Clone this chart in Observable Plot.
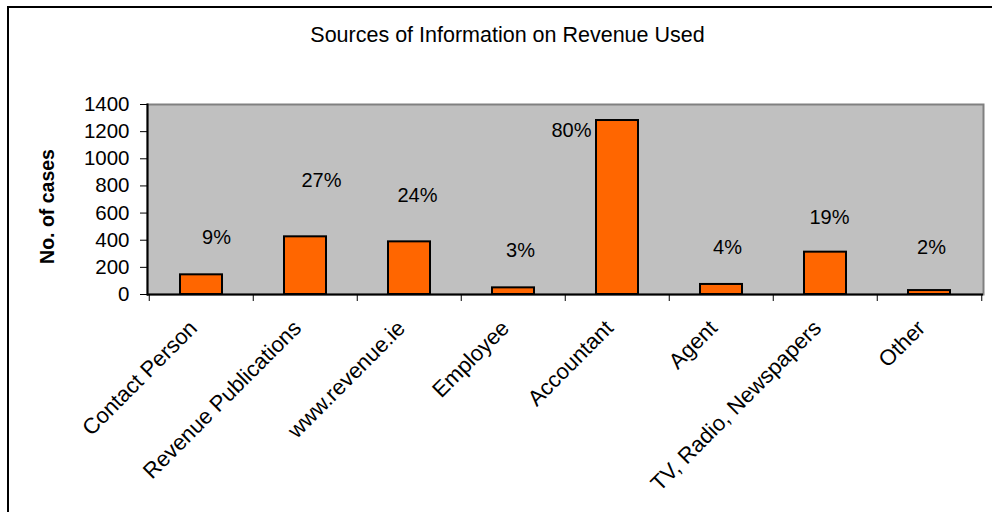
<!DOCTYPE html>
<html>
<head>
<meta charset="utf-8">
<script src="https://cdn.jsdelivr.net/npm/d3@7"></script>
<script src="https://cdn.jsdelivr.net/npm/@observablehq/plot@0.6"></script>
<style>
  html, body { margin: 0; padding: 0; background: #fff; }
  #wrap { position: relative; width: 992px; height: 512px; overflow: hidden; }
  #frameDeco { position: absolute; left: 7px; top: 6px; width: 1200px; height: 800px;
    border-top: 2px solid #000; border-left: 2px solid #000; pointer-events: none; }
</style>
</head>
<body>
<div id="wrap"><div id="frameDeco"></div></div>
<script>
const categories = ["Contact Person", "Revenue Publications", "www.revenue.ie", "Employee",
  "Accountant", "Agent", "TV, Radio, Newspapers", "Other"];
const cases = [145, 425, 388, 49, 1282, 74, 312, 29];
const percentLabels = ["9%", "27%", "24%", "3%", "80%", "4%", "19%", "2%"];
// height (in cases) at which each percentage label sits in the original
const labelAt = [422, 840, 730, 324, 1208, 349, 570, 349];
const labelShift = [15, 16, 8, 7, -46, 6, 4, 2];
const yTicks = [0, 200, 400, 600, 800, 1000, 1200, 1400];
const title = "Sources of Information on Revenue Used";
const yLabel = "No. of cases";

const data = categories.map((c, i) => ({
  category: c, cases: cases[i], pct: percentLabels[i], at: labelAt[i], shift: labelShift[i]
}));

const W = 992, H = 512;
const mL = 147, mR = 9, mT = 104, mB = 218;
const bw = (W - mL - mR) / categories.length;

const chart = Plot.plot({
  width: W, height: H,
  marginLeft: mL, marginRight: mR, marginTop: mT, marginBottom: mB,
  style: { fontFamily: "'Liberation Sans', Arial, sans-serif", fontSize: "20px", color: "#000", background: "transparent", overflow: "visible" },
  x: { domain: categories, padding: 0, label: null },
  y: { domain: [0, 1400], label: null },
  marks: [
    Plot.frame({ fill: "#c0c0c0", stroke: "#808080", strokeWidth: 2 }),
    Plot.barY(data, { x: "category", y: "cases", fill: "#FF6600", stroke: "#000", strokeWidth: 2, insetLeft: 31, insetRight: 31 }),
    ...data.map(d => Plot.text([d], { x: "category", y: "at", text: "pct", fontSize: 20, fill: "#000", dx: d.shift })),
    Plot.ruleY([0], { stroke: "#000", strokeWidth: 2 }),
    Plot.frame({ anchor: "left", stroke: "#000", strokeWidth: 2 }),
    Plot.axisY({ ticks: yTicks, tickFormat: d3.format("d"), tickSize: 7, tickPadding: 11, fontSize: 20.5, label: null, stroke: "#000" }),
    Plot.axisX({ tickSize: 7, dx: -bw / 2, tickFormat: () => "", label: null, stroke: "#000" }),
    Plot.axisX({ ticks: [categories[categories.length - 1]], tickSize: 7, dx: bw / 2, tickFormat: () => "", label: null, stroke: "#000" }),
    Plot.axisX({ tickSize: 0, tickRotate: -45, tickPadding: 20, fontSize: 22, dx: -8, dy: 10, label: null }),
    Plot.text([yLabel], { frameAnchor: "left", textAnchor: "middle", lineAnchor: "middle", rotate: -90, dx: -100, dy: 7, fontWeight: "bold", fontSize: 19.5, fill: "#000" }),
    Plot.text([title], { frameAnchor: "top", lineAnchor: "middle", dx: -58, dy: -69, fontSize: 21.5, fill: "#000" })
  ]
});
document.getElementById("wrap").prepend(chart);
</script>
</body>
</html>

++++++++++++++++++++

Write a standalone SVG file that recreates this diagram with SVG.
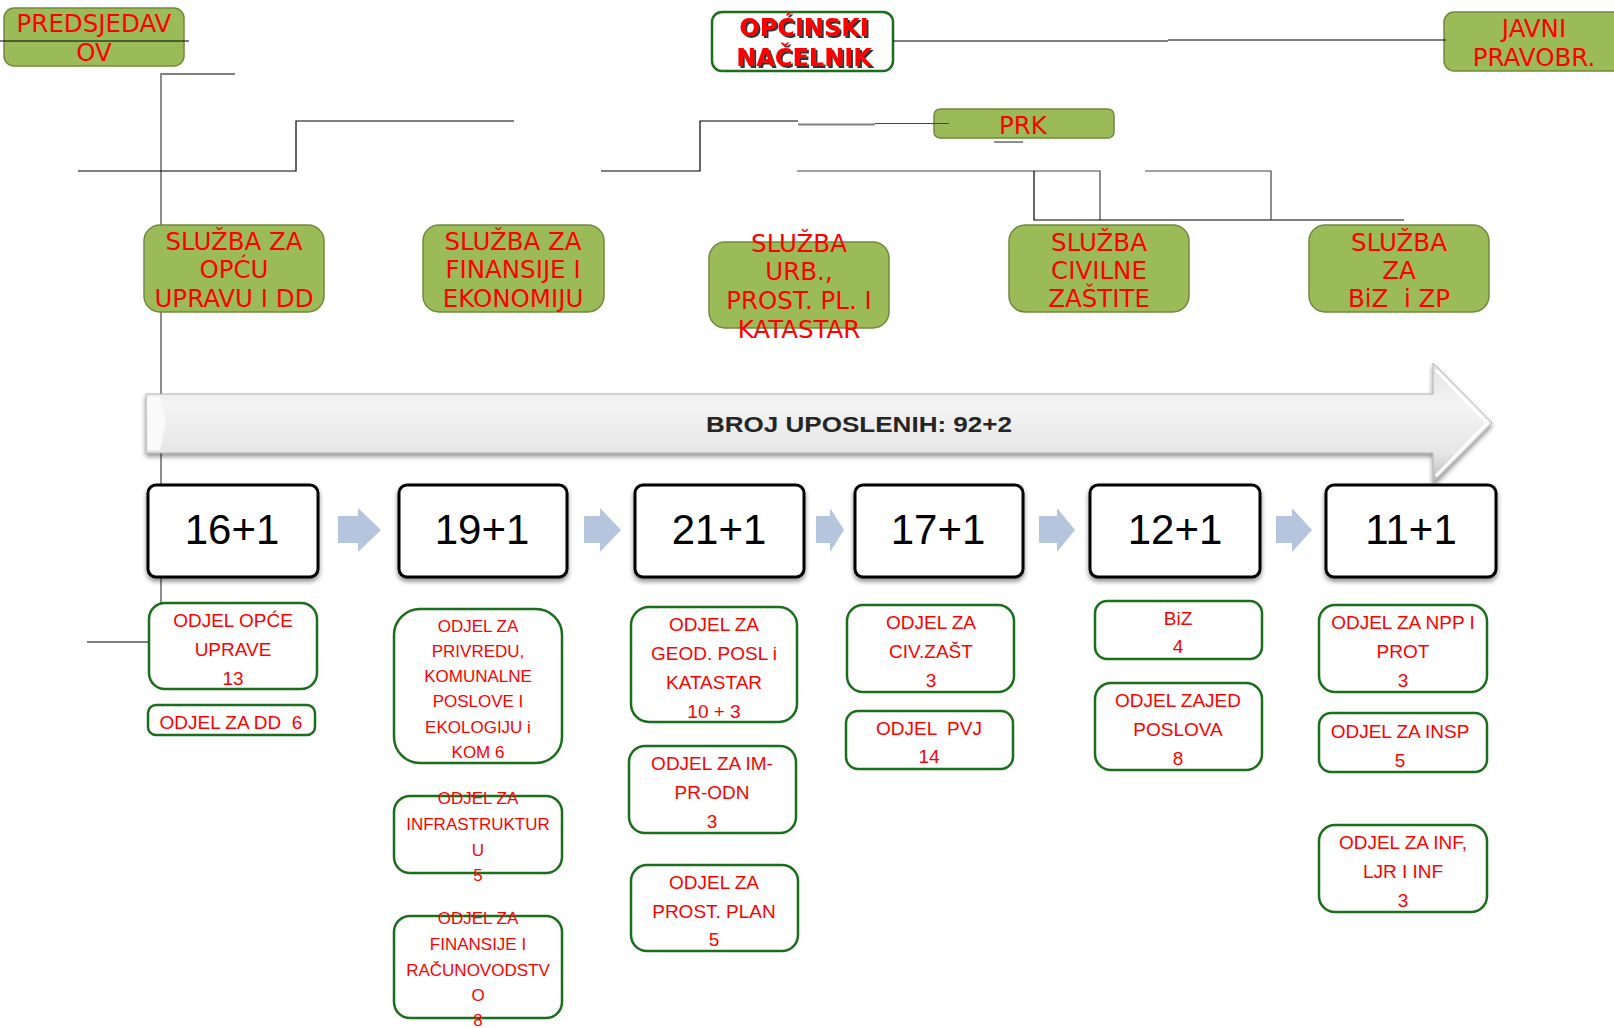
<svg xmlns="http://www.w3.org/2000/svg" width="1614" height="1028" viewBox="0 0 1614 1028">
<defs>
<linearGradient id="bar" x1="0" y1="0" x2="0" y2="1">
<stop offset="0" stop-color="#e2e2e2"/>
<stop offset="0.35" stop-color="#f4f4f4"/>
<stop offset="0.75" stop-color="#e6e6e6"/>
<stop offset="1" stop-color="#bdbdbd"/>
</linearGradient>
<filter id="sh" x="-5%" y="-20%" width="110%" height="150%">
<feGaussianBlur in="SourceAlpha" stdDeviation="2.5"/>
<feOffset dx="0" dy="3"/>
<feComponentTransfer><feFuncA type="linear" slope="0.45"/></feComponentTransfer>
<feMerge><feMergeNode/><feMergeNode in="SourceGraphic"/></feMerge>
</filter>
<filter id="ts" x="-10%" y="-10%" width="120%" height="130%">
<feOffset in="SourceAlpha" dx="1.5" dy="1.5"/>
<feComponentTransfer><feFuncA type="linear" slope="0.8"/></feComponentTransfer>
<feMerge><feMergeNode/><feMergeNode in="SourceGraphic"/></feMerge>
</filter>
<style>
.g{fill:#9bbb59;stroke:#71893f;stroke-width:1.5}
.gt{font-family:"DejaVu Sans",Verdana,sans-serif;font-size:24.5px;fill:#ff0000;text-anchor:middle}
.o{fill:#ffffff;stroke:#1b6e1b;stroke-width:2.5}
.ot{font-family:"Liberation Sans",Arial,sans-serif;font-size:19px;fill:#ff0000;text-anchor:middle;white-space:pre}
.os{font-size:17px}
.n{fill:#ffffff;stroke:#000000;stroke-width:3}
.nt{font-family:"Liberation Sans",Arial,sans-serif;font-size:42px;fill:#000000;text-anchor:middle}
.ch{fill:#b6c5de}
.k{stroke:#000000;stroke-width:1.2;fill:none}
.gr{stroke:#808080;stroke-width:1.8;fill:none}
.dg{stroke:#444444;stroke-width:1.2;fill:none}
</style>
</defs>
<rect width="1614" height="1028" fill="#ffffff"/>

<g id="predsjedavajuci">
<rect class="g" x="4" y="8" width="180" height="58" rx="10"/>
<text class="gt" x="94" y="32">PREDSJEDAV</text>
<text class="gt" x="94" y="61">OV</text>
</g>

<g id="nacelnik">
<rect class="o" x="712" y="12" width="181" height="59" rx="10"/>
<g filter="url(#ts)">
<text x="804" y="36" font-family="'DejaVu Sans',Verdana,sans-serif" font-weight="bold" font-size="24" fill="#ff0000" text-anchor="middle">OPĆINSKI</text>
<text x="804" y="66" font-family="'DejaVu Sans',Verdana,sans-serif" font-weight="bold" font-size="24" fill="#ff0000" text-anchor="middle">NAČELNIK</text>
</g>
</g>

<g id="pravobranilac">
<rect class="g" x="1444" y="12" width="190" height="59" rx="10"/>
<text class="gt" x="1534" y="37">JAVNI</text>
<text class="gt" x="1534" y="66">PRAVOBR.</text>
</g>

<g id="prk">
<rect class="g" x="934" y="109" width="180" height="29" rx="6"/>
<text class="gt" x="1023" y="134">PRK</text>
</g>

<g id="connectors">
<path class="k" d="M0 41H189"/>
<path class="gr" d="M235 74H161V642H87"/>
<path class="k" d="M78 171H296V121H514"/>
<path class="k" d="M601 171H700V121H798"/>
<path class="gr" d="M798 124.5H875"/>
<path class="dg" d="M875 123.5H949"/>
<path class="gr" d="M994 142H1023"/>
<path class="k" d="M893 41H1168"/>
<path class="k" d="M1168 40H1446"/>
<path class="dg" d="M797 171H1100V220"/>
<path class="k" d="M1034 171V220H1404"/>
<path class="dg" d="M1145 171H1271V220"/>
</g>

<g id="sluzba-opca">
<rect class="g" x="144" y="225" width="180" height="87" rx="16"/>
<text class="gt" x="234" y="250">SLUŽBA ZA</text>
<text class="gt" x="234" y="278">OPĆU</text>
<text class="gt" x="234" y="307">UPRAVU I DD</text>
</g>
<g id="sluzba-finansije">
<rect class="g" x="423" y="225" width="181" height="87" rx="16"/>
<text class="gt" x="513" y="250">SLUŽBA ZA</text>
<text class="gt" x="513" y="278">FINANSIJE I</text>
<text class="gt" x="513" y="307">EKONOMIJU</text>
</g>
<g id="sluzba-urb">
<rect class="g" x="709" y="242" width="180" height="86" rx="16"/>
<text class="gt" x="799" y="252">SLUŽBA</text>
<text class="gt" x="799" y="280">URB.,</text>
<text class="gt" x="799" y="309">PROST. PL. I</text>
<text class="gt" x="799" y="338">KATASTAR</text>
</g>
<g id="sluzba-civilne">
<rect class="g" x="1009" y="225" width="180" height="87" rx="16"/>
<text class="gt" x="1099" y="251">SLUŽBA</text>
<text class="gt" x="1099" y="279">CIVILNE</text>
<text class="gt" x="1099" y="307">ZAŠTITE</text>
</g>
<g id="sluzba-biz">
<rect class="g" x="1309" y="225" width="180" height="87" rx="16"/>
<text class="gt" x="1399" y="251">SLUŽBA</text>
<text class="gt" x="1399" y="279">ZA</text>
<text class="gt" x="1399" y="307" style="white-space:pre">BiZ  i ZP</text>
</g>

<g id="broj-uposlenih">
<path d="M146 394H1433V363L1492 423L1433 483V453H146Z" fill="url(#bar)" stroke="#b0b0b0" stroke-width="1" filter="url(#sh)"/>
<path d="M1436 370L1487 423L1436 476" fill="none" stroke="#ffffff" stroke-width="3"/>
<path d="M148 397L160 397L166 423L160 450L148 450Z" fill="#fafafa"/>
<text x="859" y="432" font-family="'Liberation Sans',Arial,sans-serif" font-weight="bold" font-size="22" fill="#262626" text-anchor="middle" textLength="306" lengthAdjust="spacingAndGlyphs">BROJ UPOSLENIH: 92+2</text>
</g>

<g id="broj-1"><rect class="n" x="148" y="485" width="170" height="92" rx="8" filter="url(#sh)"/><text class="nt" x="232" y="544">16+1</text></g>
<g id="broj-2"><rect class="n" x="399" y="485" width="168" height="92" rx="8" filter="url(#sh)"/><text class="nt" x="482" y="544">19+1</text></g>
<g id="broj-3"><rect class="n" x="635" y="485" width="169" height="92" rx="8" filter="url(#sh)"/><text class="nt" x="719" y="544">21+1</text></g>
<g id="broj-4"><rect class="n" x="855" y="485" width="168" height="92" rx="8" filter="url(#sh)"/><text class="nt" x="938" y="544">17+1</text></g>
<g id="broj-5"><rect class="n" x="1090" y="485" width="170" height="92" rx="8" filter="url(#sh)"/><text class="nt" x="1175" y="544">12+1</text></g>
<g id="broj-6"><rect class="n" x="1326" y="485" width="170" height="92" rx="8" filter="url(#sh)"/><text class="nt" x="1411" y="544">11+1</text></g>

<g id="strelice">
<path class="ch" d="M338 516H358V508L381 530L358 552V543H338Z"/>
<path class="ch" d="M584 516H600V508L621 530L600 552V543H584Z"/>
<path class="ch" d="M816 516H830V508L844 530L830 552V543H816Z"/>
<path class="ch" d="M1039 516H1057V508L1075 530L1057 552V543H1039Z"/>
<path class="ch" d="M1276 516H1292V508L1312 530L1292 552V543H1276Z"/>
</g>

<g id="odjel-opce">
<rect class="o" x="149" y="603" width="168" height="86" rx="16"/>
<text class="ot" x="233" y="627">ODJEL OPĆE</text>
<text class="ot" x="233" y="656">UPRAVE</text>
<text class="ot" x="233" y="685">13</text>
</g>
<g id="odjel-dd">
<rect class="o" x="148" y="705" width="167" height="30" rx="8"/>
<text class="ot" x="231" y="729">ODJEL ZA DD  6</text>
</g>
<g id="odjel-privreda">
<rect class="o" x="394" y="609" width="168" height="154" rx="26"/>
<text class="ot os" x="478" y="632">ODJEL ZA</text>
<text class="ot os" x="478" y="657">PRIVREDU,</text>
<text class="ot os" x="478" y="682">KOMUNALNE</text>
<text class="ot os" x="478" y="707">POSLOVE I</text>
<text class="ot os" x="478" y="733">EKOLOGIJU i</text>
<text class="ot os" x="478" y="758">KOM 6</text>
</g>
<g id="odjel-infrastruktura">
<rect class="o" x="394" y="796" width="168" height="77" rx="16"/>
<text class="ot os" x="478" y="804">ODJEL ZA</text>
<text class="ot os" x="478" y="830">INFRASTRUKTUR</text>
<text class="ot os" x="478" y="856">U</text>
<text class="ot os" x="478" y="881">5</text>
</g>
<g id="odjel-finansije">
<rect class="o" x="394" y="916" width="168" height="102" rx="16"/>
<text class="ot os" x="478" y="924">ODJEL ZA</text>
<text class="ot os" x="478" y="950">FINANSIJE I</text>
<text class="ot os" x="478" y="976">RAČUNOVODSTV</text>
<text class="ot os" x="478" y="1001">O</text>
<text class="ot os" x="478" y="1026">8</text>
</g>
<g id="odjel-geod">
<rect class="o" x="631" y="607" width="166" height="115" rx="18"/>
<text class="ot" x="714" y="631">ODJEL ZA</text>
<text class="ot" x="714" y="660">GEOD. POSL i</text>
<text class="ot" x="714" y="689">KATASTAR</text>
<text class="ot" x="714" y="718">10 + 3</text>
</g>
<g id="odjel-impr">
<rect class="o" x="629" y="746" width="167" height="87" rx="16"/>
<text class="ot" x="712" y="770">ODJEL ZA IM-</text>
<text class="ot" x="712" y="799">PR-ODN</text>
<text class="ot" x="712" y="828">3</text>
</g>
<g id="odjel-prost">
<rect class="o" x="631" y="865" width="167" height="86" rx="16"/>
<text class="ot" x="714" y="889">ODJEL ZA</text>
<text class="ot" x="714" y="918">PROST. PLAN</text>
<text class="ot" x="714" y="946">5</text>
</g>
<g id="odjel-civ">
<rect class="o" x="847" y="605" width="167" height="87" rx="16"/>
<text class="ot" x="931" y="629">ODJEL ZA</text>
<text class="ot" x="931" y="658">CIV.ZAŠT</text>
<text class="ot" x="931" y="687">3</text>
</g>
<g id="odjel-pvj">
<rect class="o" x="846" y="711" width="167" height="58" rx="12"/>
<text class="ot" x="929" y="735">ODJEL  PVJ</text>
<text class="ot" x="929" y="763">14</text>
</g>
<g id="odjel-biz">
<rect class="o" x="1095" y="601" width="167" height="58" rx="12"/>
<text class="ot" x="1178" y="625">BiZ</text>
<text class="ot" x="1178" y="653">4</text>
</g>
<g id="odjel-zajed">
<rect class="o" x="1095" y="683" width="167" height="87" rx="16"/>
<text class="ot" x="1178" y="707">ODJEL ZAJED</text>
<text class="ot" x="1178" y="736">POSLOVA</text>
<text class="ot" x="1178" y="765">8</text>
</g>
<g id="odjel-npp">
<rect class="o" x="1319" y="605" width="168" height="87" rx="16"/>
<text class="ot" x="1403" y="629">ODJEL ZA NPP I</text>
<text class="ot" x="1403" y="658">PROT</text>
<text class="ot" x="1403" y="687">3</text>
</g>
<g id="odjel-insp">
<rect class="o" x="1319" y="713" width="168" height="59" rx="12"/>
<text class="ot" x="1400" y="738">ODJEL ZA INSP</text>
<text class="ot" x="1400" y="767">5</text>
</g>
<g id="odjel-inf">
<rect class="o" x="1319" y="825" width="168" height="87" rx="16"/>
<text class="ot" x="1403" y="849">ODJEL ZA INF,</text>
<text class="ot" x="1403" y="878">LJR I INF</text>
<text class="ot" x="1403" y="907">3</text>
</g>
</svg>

++++++++++++++++++++

### Task goal:
Copy out every line in the listing where the word "this" appears.

### Solution below:
Clone this chart in Observable Plot.
Write a standalone SVG file that recreates this diagram with SVG.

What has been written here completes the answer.